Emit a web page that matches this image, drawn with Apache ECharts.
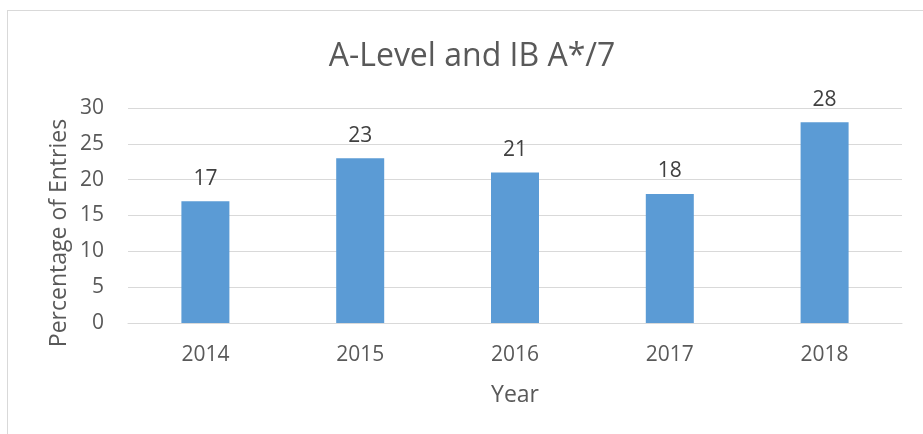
<!DOCTYPE html>
<html>
<head>
<meta charset="utf-8">
<script src="https://cdn.jsdelivr.net/npm/echarts@6/dist/echarts.min.js"></script>
<style>
  html, body { margin: 0; padding: 0; background: #fff; overflow: hidden; }
  #frame { position: absolute; left: 7px; top: 10px; width: 1000px; height: 500px; border: 1px solid #d9d9d9; }
  #chart { position: absolute; left: 0; top: 0; width: 923px; height: 434px; }
</style>
</head>
<body>
<div id="frame"></div>
<div id="chart"></div>
<script>
const years = ['2014', '2015', '2016', '2017', '2018'];
const percentEntries = [17, 23, 21, 18, 28];
const yTicks = { min: 0, max: 30, interval: 5 };

const font = '"Open Sans", "Liberation Sans", sans-serif';
const textColor = '#595959';

const chart = echarts.init(document.getElementById('chart'));

chart.setOption({
  animation: false,
  textStyle: { fontFamily: font },
  title: {
    text: 'A-Level and IB A*/7',
    left: 467,
    top: 36,
    textAlign: 'center',
    textStyle: { fontSize: 32, fontWeight: 'normal', color: textColor, fontFamily: font }
  },
  grid: { left: 128, right: 21, top: 108, bottom: 111, containLabel: false },
  xAxis: {
    type: 'category',
    data: years,
    name: 'Year',
    nameLocation: 'middle',
    nameGap: 61,
    nameTextStyle: { fontSize: 23, color: textColor },
    axisLine: { lineStyle: { color: '#d9d9d9', width: 1 } },
    axisTick: { show: false },
    axisLabel: { fontSize: 21, color: textColor, margin: 22 }
  },
  yAxis: {
    type: 'value',
    min: yTicks.min,
    max: yTicks.max,
    interval: yTicks.interval,
    axisLine: { show: false },
    axisTick: { show: false },
    axisLabel: { fontSize: 21, color: textColor, margin: 24 },
    splitLine: { lineStyle: { color: '#d9d9d9', width: 1 } }
  },
  graphic: [{
    type: 'text',
    x: 59,
    y: 233,
    rotation: Math.PI / 2,
    style: {
      text: 'Percentage of Entries',
      fontSize: 23,
      fontFamily: font,
      fill: textColor,
      align: 'center',
      verticalAlign: 'middle'
    }
  }],
  series: [{
    type: 'bar',
    data: percentEntries,
    barWidth: 48,
    itemStyle: { color: '#5b9bd5' },
    label: {
      show: true,
      position: 'top',
      distance: 12,
      fontSize: 21,
      color: '#404040'
    }
  }]
});
</script>
</body>
</html>
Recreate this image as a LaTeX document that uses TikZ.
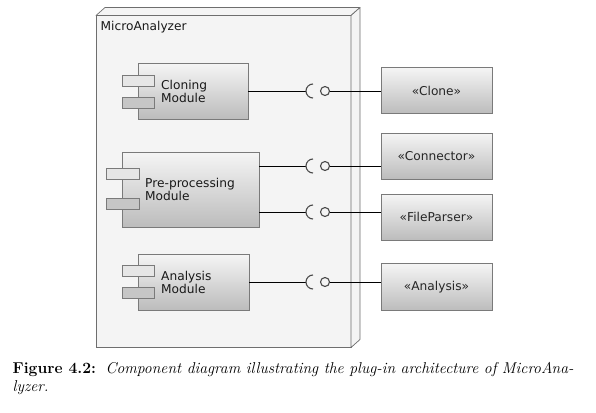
\documentclass[tikz,border=0pt]{standalone}
\usepackage{fontspec}
\setsansfont{DejaVu Sans}
\usetikzlibrary{calc}
\definecolor{boxtop}{HTML}{F5F5F5}
\definecolor{boxbot}{HTML}{BCBCBC}
\definecolor{edge}{HTML}{7A7A7A}
\definecolor{mainfill}{HTML}{F4F4F4}
\definecolor{mainedge}{HTML}{6E6E6E}
\definecolor{tabtop}{HTML}{E6E6E6}
\definecolor{tabbot}{HTML}{C6C6C6}
\definecolor{sockcol}{HTML}{4A4A4A}
\begin{document}
\begin{tikzpicture}[x=1pt,y=-1pt,
  dfont/.style={font=\sffamily\fontsize{12.2}{13}\selectfont},
  comp/.style={draw=edge, line width=0.7pt, top color=boxtop, bottom color=boxbot, inner sep=0pt, outer sep=0pt},
  iface/.style={draw=edge, line width=0.7pt, top color=boxtop, bottom color=boxbot, inner sep=0pt, outer sep=0pt, minimum width=111pt, dfont, text=black!85},
  tabA/.style={draw=edge, line width=0.6pt, fill=tabtop, inner sep=0pt, outer sep=0pt, minimum width=32pt, minimum height=11pt},
  tabB/.style={tabA, fill=tabbot},
  ball/.style={circle, draw=sockcol, line width=1.1pt, fill=mainfill, minimum size=9pt, inner sep=0pt, outer sep=0pt},
  sock/.style={draw=sockcol, line width=1.1pt},
  wire/.style={draw=black, line width=0.7pt},
  comptext/.style={dfont, align=left, anchor=west, text=black!90, inner sep=0pt},
  captext/.style={anchor=base west, inner sep=0pt, font=\fontsize{15.7}{19}\selectfont}
]
\useasboundingbox (0,0) rectangle (596,412);
\fill[white] (0,0) rectangle (596,412);

% main 3D box
\node[draw=mainedge, fill=mainfill, line width=0.7pt, minimum width=255pt, minimum height=332pt, inner sep=0pt, outer sep=0pt] (ma) at (223.5,181.5) {};
\filldraw[draw=mainedge, fill=mainfill, line width=0.7pt, line join=round]
  (ma.north west) -- ++(9,-8) -- ($(ma.north east)+(9,-8)$) -- (ma.north east) -- cycle;
\filldraw[draw=mainedge, fill=mainfill, line width=0.7pt, line join=round]
  (ma.north east) -- ++(9,-8) -- ($(ma.south east)+(9,-8)$) -- (ma.south east) -- cycle;
\node[dfont, anchor=west, inner sep=0pt, text=black!90] (malabel) at (100.5,27) {MicroAnalyzer};

% components
\node[comp, minimum width=110pt, minimum height=56pt] (clon) at (193,91) {};
\node[tabA] (clonA) at (138,80.5) {};
\node[tabB] (clonB) at (138,102.5) {};
\node[comptext] (clonT) at (161,91.5) {Cloning\\Module};

\node[comp, minimum width=137pt, minimum height=75pt] (pre) at (190.5,189.5) {};
\node[tabA, minimum width=33pt] (preA) at (122.5,174) {};
\node[tabB, minimum width=33pt] (preB) at (122.5,203.5) {};
\node[comptext] (preT) at (145,189) {Pre-processing\\Module};

\node[comp, minimum width=111pt, minimum height=56pt] (ana) at (193.5,282) {};
\node[tabA] (anaA) at (138,270.5) {};
\node[tabB] (anaB) at (138,292.5) {};
\node[comptext] (anaT) at (161,282) {Analysis\\Module};

% interfaces
\node[iface, minimum height=46pt] (clone) at (436.5,90.5) {«Clone»};
\node[iface, minimum height=46pt] (conn) at (436.5,156) {«Connector»};
\node[iface, minimum height=46pt] (fpar) at (436.5,217) {«FileParser»};
\node[iface, minimum height=47pt] (anai) at (436.5,287) {«Analysis»};

% sockets (centres) and balls
\coordinate (s1) at (313,91);
\coordinate (s2) at (313,166);
\coordinate (s3) at (313,212);
\coordinate (s4) at (313,282);
\foreach \s/\b/\c/\t in {s1/b1/clon/clone, s2/b2/pre/conn, s3/b3/pre/fpar, s4/b4/ana/anai}{
  \draw[wire] (\c.east |- \s) -- ([xshift=-7pt]\s);
  \draw[sock] ([yshift=7pt]\s) arc[start angle=90, end angle=270, radius=7pt];
  \node[ball] (\b) at ([xshift=12pt]\s) {};
  \draw[wire] (\b.east) -- (\t.west |- \b);
}

% caption
\node[captext] (cap1) at (12.5,373)
  {\textbf{Figure 4.2:}\ \ \textit{Component diagram illustrating the plug-in architecture of MicroAna-}};
\node[captext] (cap2) at (12.5,391.5) {\textit{lyzer.}};
\end{tikzpicture}
\end{document}
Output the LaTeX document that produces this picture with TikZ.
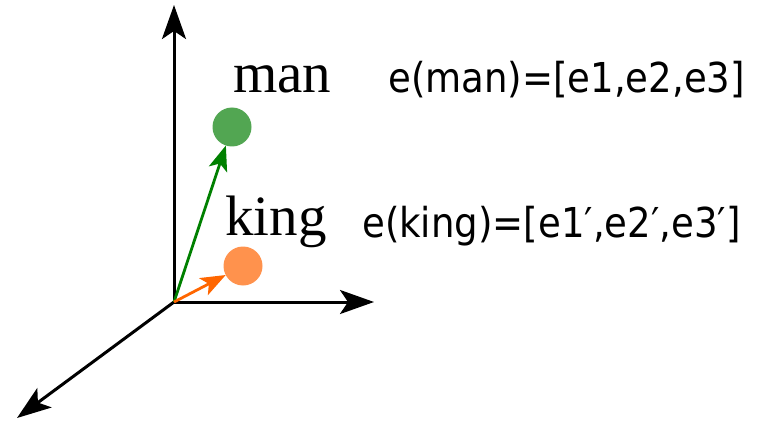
\documentclass[tikz,border=0pt]{standalone}
\usepackage{fontspec}
\setmainfont{Liberation Serif}
\newfontfamily\tahfont{DejaVu Sans Condensed}
\usetikzlibrary{arrows.meta}
\definecolor{dotgreen}{RGB}{82,166,82}
\definecolor{arrgreen}{RGB}{0,128,0}
\definecolor{dotorange}{RGB}{255,146,77}
\definecolor{arrorange}{RGB}{255,102,0}
\begin{document}
\begin{tikzpicture}[x=1pt,y=-1pt,
  axis/.style={line width=3pt,-{Stealth[length=34pt,width=24pt,inset=8pt]}},
  vec/.style={line width=2.8pt,-{Stealth[length=25pt,width=19pt,inset=6pt]}},
  dot/.style={circle,minimum size=39pt,inner sep=0pt,outer sep=0pt},
  word/.style={font=\fontsize{57}{60}\selectfont,anchor=base west,inner sep=0pt},
  formula/.style={font=\tahfont\fontsize{41.2}{48}\selectfont,anchor=base west,inner sep=0pt}]
\useasboundingbox (0,0) rectangle (759,422);
\coordinate (o) at (174,302);
\coordinate (ytip) at (174,5);
\coordinate (xtip) at (374,302);
\coordinate (ztip) at (17,418);
\draw[axis] (o) -- (ytip);
\draw[axis] (o) -- (xtip);
\draw[axis] (o) -- (ztip);
\node[dot,fill=dotgreen] (man) at (232,127) {};
\node[dot,fill=dotorange] (king) at (243,266) {};
\draw[vec,arrgreen] (o) -- (man);
\draw[vec,arrorange] (o) -- (king);
\node[word] (manlbl) at (233,93) {man};
\node[word] (kinglbl) at (225,235) {king};
\node[formula] (eman) at (388,93) {e(man)=[e1,e2,e3]};
\node[formula] (eking) at (362,237) {e(king)=[e1′,e2′,e3′]};
\end{tikzpicture}
\end{document}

**Exercise directions**
Write out exactly the lines from the one that contains "Output the LaTeX" through the last line of the data above, both included. Leave every picture out.

**Written response**
Output the LaTeX document that produces this picture with TikZ.
\documentclass[tikz,border=0pt]{standalone}
\usepackage{fontspec}
\setmainfont{Liberation Serif}
\newfontfamily\tahfont{DejaVu Sans Condensed}
\usetikzlibrary{arrows.meta}
\definecolor{dotgreen}{RGB}{82,166,82}
\definecolor{arrgreen}{RGB}{0,128,0}
\definecolor{dotorange}{RGB}{255,146,77}
\definecolor{arrorange}{RGB}{255,102,0}
\begin{document}
\begin{tikzpicture}[x=1pt,y=-1pt,
  axis/.style={line width=3pt,-{Stealth[length=34pt,width=24pt,inset=8pt]}},
  vec/.style={line width=2.8pt,-{Stealth[length=25pt,width=19pt,inset=6pt]}},
  dot/.style={circle,minimum size=39pt,inner sep=0pt,outer sep=0pt},
  word/.style={font=\fontsize{57}{60}\selectfont,anchor=base west,inner sep=0pt},
  formula/.style={font=\tahfont\fontsize{41.2}{48}\selectfont,anchor=base west,inner sep=0pt}]
\useasboundingbox (0,0) rectangle (759,422);
\coordinate (o) at (174,302);
\coordinate (ytip) at (174,5);
\coordinate (xtip) at (374,302);
\coordinate (ztip) at (17,418);
\draw[axis] (o) -- (ytip);
\draw[axis] (o) -- (xtip);
\draw[axis] (o) -- (ztip);
\node[dot,fill=dotgreen] (man) at (232,127) {};
\node[dot,fill=dotorange] (king) at (243,266) {};
\draw[vec,arrgreen] (o) -- (man);
\draw[vec,arrorange] (o) -- (king);
\node[word] (manlbl) at (233,93) {man};
\node[word] (kinglbl) at (225,235) {king};
\node[formula] (eman) at (388,93) {e(man)=[e1,e2,e3]};
\node[formula] (eking) at (362,237) {e(king)=[e1′,e2′,e3′]};
\end{tikzpicture}
\end{document}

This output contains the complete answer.